## Exercise description
Output the full listing below exactly, without the pictures.

-- Start of Data segment --

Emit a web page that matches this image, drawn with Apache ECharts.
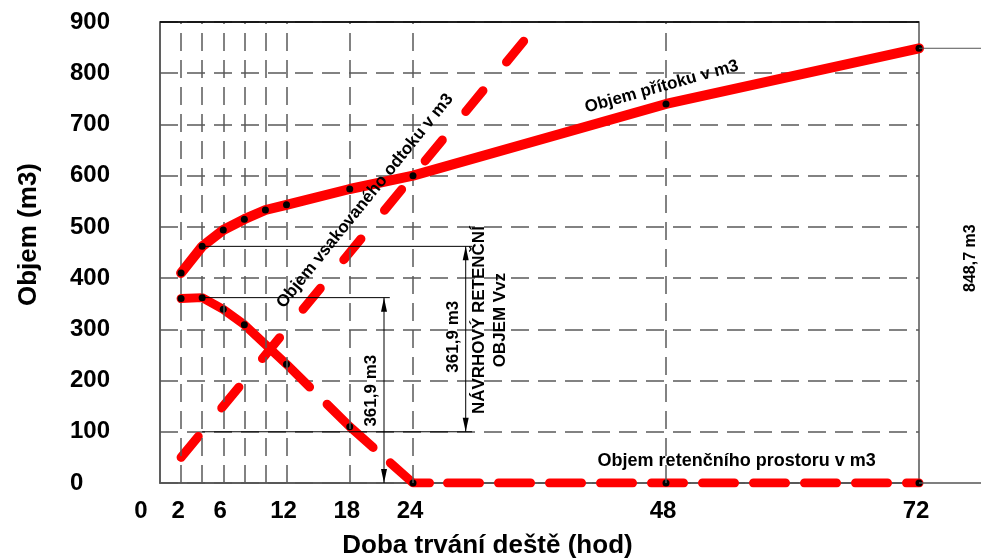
<!DOCTYPE html>
<html><head><meta charset="utf-8">
<script src="https://cdn.jsdelivr.net/npm/echarts@6/dist/echarts.min.js"></script>
<style>html,body{margin:0;padding:0;background:#fff}#c{width:981px;height:560px}</style>
</head><body><div id="c"></div>
<script>
// ---- data ----
const hours = [2, 4, 6, 8, 10, 12, 18, 24, 48, 72];
const inflow = [410, 462, 494, 515, 533, 543, 574, 600, 740, 848.7];           // Objem přítoku
const outflowHours = [2, 4, 24, 36];
const outflow = [50, 100, 600, 900];                                            // Objem vsakovaného odtoku
const retentionHours = [2, 4, 6, 8, 12, 18, 24, 48, 72];
const retention = [360, 361.9, 339, 309, 232, 110, 0, 0, 0];                  // Objem retenčního prostoru
const xTickLabels = [0, 2, 6, 12, 18, 24, 48, 72];
const xGridHours = [2, 4, 6, 8, 10, 12, 18, 24, 48];
const yTickLabels = [0, 100, 200, 300, 400, 500, 600, 700, 800, 900];
// annotations (dimension lines)
const designVolume = 361.9;      // NÁVRHOVÝ RETENČNÍ OBJEM Vvz
const totalInflow = 848.7;
const dimA = {x: 29, from: 100, to: 462, lineFromX: 4, lineToX: 29.6};
const dimB = {x: 21.25, from: 0, to: 361.9, lineFromX: 4, lineToX: 21.8};

const FONT = '"Liberation Sans", Arial, sans-serif';
const RED = '#ff0000';
const GRIDC = '#5a5a5a';

const chart = echarts.init(document.getElementById('c'), null, {renderer: 'canvas'});

const option = {
  animation: false,
  backgroundColor: '#fff',
  grid: {left: 160, right: 62, top: 22, bottom: 77, show: true, borderColor: '#555', borderWidth: 1.5,
    backgroundColor: 'transparent', containLabel: false, outerBoundsMode: 'none'},
  xAxis: {
    type: 'value', min: 0, max: 72, interval: 2,
    name: 'Doba trvání deště (hod)', nameLocation: 'middle', nameGap: 50,
    nameTextStyle: {fontSize: 26, fontWeight: 'bold', color: '#000', fontFamily: FONT, padding: [0, 104, 0, 0]},
    axisLine: {show: true, lineStyle: {color: '#555', width: 1.5}},
    axisTick: {show: false},
    splitLine: {show: false},
    axisLabel: {
      margin: 16, fontSize: 24, fontWeight: 'bold', color: '#000', fontFamily: FONT,
      formatter: v => v === 0 ? '{z|0}' : (xTickLabels.indexOf(v) >= 0 ? '{a|' + v + '}' : ''),
      rich: {
        z: {fontSize: 24, fontWeight: 'bold', color: '#000', fontFamily: FONT, padding: [0, 38, 0, 0]},
        a: {fontSize: 24, fontWeight: 'bold', color: '#000', fontFamily: FONT, padding: [0, 6, 0, 0]}
      }
    }
  },
  yAxis: {
    type: 'value', min: 0, max: 900, interval: 100,
    name: 'Objem (m3)', nameLocation: 'middle', nameGap: 118,
    nameTextStyle: {fontSize: 26, fontWeight: 'bold', color: '#000', fontFamily: FONT, padding: [0, 0, 0, 36]},
    axisLine: {show: true, lineStyle: {color: '#555', width: 1.5}},
    axisTick: {show: false},
    axisLabel: {align: 'left', margin: 90, fontSize: 24, fontWeight: 'bold', color: '#000', fontFamily: FONT,
      formatter: v => yTickLabels.indexOf(v) >= 0 ? String(v) : ''},
    splitLine: {show: true, lineStyle: {color: GRIDC, width: 1.5, type: [18, 9]}}
  },
  series: [
    {
      name: 'grid', type: 'line', data: [], z: 1, silent: true,
      markLine: {
        silent: true, symbol: 'none', animation: false,
        label: {show: false},
        lineStyle: {color: GRIDC, width: 1.5, type: [18, 9]},
        data: xGridHours.map(h => ({xAxis: h}))
      }
    },
    {
      name: 'Objem vsakovaného odtoku v m3', type: 'line', z: 3,
      data: outflowHours.map((h, i) => [h, outflow[i]]),
      symbol: 'none',
      lineStyle: {color: RED, width: 9, type: [27, 37], cap: 'round', join: 'round'}
    },
    {
      name: 'Objem retenčního prostoru v m3', type: 'line', z: 4,
      data: retentionHours.map((h, i) => [h, retention[i]]),
      symbol: 'circle', symbolSize: 7, itemStyle: {color: '#000'},
      lineStyle: {color: RED, width: 9, cap: 'round', join: 'round',
        type: [161.5, 24.6, 63.1, 23.1, 46.9, 18, 32, 19, 32, 19, 32, 19, 32, 19, 32, 19, 32, 19, 32, 19, 32, 19, 32, 19, 32, 19, 32, 19, 32, 19, 32, 19]}
    },
    {
      name: 'Objem přítoku v m3', type: 'line', z: 5,
      data: hours.map((h, i) => [h, inflow[i]]),
      symbol: 'circle', symbolSize: 7, itemStyle: {color: '#000'},
      lineStyle: {color: RED, width: 10, cap: 'round', join: 'round'}
    }
  ]
};
chart.setOption(option);

// ---- annotations positioned through the chart's own scales ----
const P = (x, y) => chart.convertToPixel({gridIndex: 0}, [x, y]);
const W = chart.getWidth();
const els = [];
function seg(a, b, color, w) {
  els.push({type: 'line', z: 50, silent: true, shape: {x1: a[0], y1: a[1], x2: b[0], y2: b[1]}, style: {stroke: color || '#000', lineWidth: w || 1}});
}
function arrow(tip, dir) { // dir: -1 pointing up, +1 pointing down
  const L = 14, h = 3;
  els.push({type: 'polygon', z: 51, silent: true, shape: {points: [[tip[0], tip[1]], [tip[0] - h, tip[1] - dir * L], [tip[0] + h, tip[1] - dir * L]]}, style: {fill: '#000'}});
}
function txt(s, p, size, rot) {
  els.push({type: 'text', z: 60, silent: true, x: p[0], y: p[1], rotation: (rot || 0) * Math.PI / 180,
    style: {text: s, font: 'bold ' + size + 'px ' + FONT, fill: '#000', align: 'center', verticalAlign: 'middle', lineHeight: 21}});
}
// top border (black)
seg(P(0, 900), P(72, 900), '#000', 1.5);
// dimension A: design retention volume
seg(P(dimA.lineFromX, dimA.to), P(dimA.lineToX, dimA.to), '#000', 1);
seg(P(dimA.lineFromX, dimA.from), P(dimA.lineToX, dimA.from), '#000', 1);
seg(P(dimA.x, dimA.from), P(dimA.x, dimA.to), '#000', 1);
arrow(P(dimA.x, dimA.to), -1);
arrow(P(dimA.x, dimA.from), 1);
// dimension B
seg(P(dimB.lineFromX, dimB.to), P(dimB.lineToX, dimB.to), '#000', 1);
seg(P(dimB.x, dimB.from), P(dimB.x, dimB.to), '#000', 1);
arrow(P(dimB.x, dimB.to), -1);
arrow(P(dimB.x, dimB.from), 1);
// total inflow extension lines
const t72 = P(72, totalInflow), z72 = P(72, 0);
seg(t72, [W, t72[1]], '#555', 1);
seg(z72, [W, z72[1]], '#555', 1.5);

const fmt = v => v.toFixed(1).replace('.', ',') + ' m3';
txt(fmt(designVolume), P(27.8, 285.6), 17, 90);
txt(fmt(designVolume), P(20.05, 180.2), 17, 90);
txt('NÁVRHOVÝ RETENČNÍ\nOBJEM Vvz', P(31.26, 318), 17, 90);
txt(fmt(totalInflow), P(76.9, 439), 16, 90);
txt('Objem přítoku v m3', P(47.6, 773.7), 17, 15.6);
txt('Objem vsakovaného odtoku v m3', P(19.45, 550.6), 17, 51);
txt('Objem retenčního prostoru v m3', P(54.7, 42.9), 18, 0);

chart.setOption({graphic: {elements: els}});
</script></body></html>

-- End of Data segment --

## Finished exercise
Emit a web page that matches this image, drawn with Apache ECharts.
<!DOCTYPE html>
<html><head><meta charset="utf-8">
<script src="https://cdn.jsdelivr.net/npm/echarts@6/dist/echarts.min.js"></script>
<style>html,body{margin:0;padding:0;background:#fff}#c{width:981px;height:560px}</style>
</head><body><div id="c"></div>
<script>
// ---- data ----
const hours = [2, 4, 6, 8, 10, 12, 18, 24, 48, 72];
const inflow = [410, 462, 494, 515, 533, 543, 574, 600, 740, 848.7];           // Objem přítoku
const outflowHours = [2, 4, 24, 36];
const outflow = [50, 100, 600, 900];                                            // Objem vsakovaného odtoku
const retentionHours = [2, 4, 6, 8, 12, 18, 24, 48, 72];
const retention = [360, 361.9, 339, 309, 232, 110, 0, 0, 0];                  // Objem retenčního prostoru
const xTickLabels = [0, 2, 6, 12, 18, 24, 48, 72];
const xGridHours = [2, 4, 6, 8, 10, 12, 18, 24, 48];
const yTickLabels = [0, 100, 200, 300, 400, 500, 600, 700, 800, 900];
// annotations (dimension lines)
const designVolume = 361.9;      // NÁVRHOVÝ RETENČNÍ OBJEM Vvz
const totalInflow = 848.7;
const dimA = {x: 29, from: 100, to: 462, lineFromX: 4, lineToX: 29.6};
const dimB = {x: 21.25, from: 0, to: 361.9, lineFromX: 4, lineToX: 21.8};

const FONT = '"Liberation Sans", Arial, sans-serif';
const RED = '#ff0000';
const GRIDC = '#5a5a5a';

const chart = echarts.init(document.getElementById('c'), null, {renderer: 'canvas'});

const option = {
  animation: false,
  backgroundColor: '#fff',
  grid: {left: 160, right: 62, top: 22, bottom: 77, show: true, borderColor: '#555', borderWidth: 1.5,
    backgroundColor: 'transparent', containLabel: false, outerBoundsMode: 'none'},
  xAxis: {
    type: 'value', min: 0, max: 72, interval: 2,
    name: 'Doba trvání deště (hod)', nameLocation: 'middle', nameGap: 50,
    nameTextStyle: {fontSize: 26, fontWeight: 'bold', color: '#000', fontFamily: FONT, padding: [0, 104, 0, 0]},
    axisLine: {show: true, lineStyle: {color: '#555', width: 1.5}},
    axisTick: {show: false},
    splitLine: {show: false},
    axisLabel: {
      margin: 16, fontSize: 24, fontWeight: 'bold', color: '#000', fontFamily: FONT,
      formatter: v => v === 0 ? '{z|0}' : (xTickLabels.indexOf(v) >= 0 ? '{a|' + v + '}' : ''),
      rich: {
        z: {fontSize: 24, fontWeight: 'bold', color: '#000', fontFamily: FONT, padding: [0, 38, 0, 0]},
        a: {fontSize: 24, fontWeight: 'bold', color: '#000', fontFamily: FONT, padding: [0, 6, 0, 0]}
      }
    }
  },
  yAxis: {
    type: 'value', min: 0, max: 900, interval: 100,
    name: 'Objem (m3)', nameLocation: 'middle', nameGap: 118,
    nameTextStyle: {fontSize: 26, fontWeight: 'bold', color: '#000', fontFamily: FONT, padding: [0, 0, 0, 36]},
    axisLine: {show: true, lineStyle: {color: '#555', width: 1.5}},
    axisTick: {show: false},
    axisLabel: {align: 'left', margin: 90, fontSize: 24, fontWeight: 'bold', color: '#000', fontFamily: FONT,
      formatter: v => yTickLabels.indexOf(v) >= 0 ? String(v) : ''},
    splitLine: {show: true, lineStyle: {color: GRIDC, width: 1.5, type: [18, 9]}}
  },
  series: [
    {
      name: 'grid', type: 'line', data: [], z: 1, silent: true,
      markLine: {
        silent: true, symbol: 'none', animation: false,
        label: {show: false},
        lineStyle: {color: GRIDC, width: 1.5, type: [18, 9]},
        data: xGridHours.map(h => ({xAxis: h}))
      }
    },
    {
      name: 'Objem vsakovaného odtoku v m3', type: 'line', z: 3,
      data: outflowHours.map((h, i) => [h, outflow[i]]),
      symbol: 'none',
      lineStyle: {color: RED, width: 9, type: [27, 37], cap: 'round', join: 'round'}
    },
    {
      name: 'Objem retenčního prostoru v m3', type: 'line', z: 4,
      data: retentionHours.map((h, i) => [h, retention[i]]),
      symbol: 'circle', symbolSize: 7, itemStyle: {color: '#000'},
      lineStyle: {color: RED, width: 9, cap: 'round', join: 'round',
        type: [161.5, 24.6, 63.1, 23.1, 46.9, 18, 32, 19, 32, 19, 32, 19, 32, 19, 32, 19, 32, 19, 32, 19, 32, 19, 32, 19, 32, 19, 32, 19, 32, 19, 32, 19]}
    },
    {
      name: 'Objem přítoku v m3', type: 'line', z: 5,
      data: hours.map((h, i) => [h, inflow[i]]),
      symbol: 'circle', symbolSize: 7, itemStyle: {color: '#000'},
      lineStyle: {color: RED, width: 10, cap: 'round', join: 'round'}
    }
  ]
};
chart.setOption(option);

// ---- annotations positioned through the chart's own scales ----
const P = (x, y) => chart.convertToPixel({gridIndex: 0}, [x, y]);
const W = chart.getWidth();
const els = [];
function seg(a, b, color, w) {
  els.push({type: 'line', z: 50, silent: true, shape: {x1: a[0], y1: a[1], x2: b[0], y2: b[1]}, style: {stroke: color || '#000', lineWidth: w || 1}});
}
function arrow(tip, dir) { // dir: -1 pointing up, +1 pointing down
  const L = 14, h = 3;
  els.push({type: 'polygon', z: 51, silent: true, shape: {points: [[tip[0], tip[1]], [tip[0] - h, tip[1] - dir * L], [tip[0] + h, tip[1] - dir * L]]}, style: {fill: '#000'}});
}
function txt(s, p, size, rot) {
  els.push({type: 'text', z: 60, silent: true, x: p[0], y: p[1], rotation: (rot || 0) * Math.PI / 180,
    style: {text: s, font: 'bold ' + size + 'px ' + FONT, fill: '#000', align: 'center', verticalAlign: 'middle', lineHeight: 21}});
}
// top border (black)
seg(P(0, 900), P(72, 900), '#000', 1.5);
// dimension A: design retention volume
seg(P(dimA.lineFromX, dimA.to), P(dimA.lineToX, dimA.to), '#000', 1);
seg(P(dimA.lineFromX, dimA.from), P(dimA.lineToX, dimA.from), '#000', 1);
seg(P(dimA.x, dimA.from), P(dimA.x, dimA.to), '#000', 1);
arrow(P(dimA.x, dimA.to), -1);
arrow(P(dimA.x, dimA.from), 1);
// dimension B
seg(P(dimB.lineFromX, dimB.to), P(dimB.lineToX, dimB.to), '#000', 1);
seg(P(dimB.x, dimB.from), P(dimB.x, dimB.to), '#000', 1);
arrow(P(dimB.x, dimB.to), -1);
arrow(P(dimB.x, dimB.from), 1);
// total inflow extension lines
const t72 = P(72, totalInflow), z72 = P(72, 0);
seg(t72, [W, t72[1]], '#555', 1);
seg(z72, [W, z72[1]], '#555', 1.5);

const fmt = v => v.toFixed(1).replace('.', ',') + ' m3';
txt(fmt(designVolume), P(27.8, 285.6), 17, 90);
txt(fmt(designVolume), P(20.05, 180.2), 17, 90);
txt('NÁVRHOVÝ RETENČNÍ\nOBJEM Vvz', P(31.26, 318), 17, 90);
txt(fmt(totalInflow), P(76.9, 439), 16, 90);
txt('Objem přítoku v m3', P(47.6, 773.7), 17, 15.6);
txt('Objem vsakovaného odtoku v m3', P(19.45, 550.6), 17, 51);
txt('Objem retenčního prostoru v m3', P(54.7, 42.9), 18, 0);

chart.setOption({graphic: {elements: els}});
</script></body></html>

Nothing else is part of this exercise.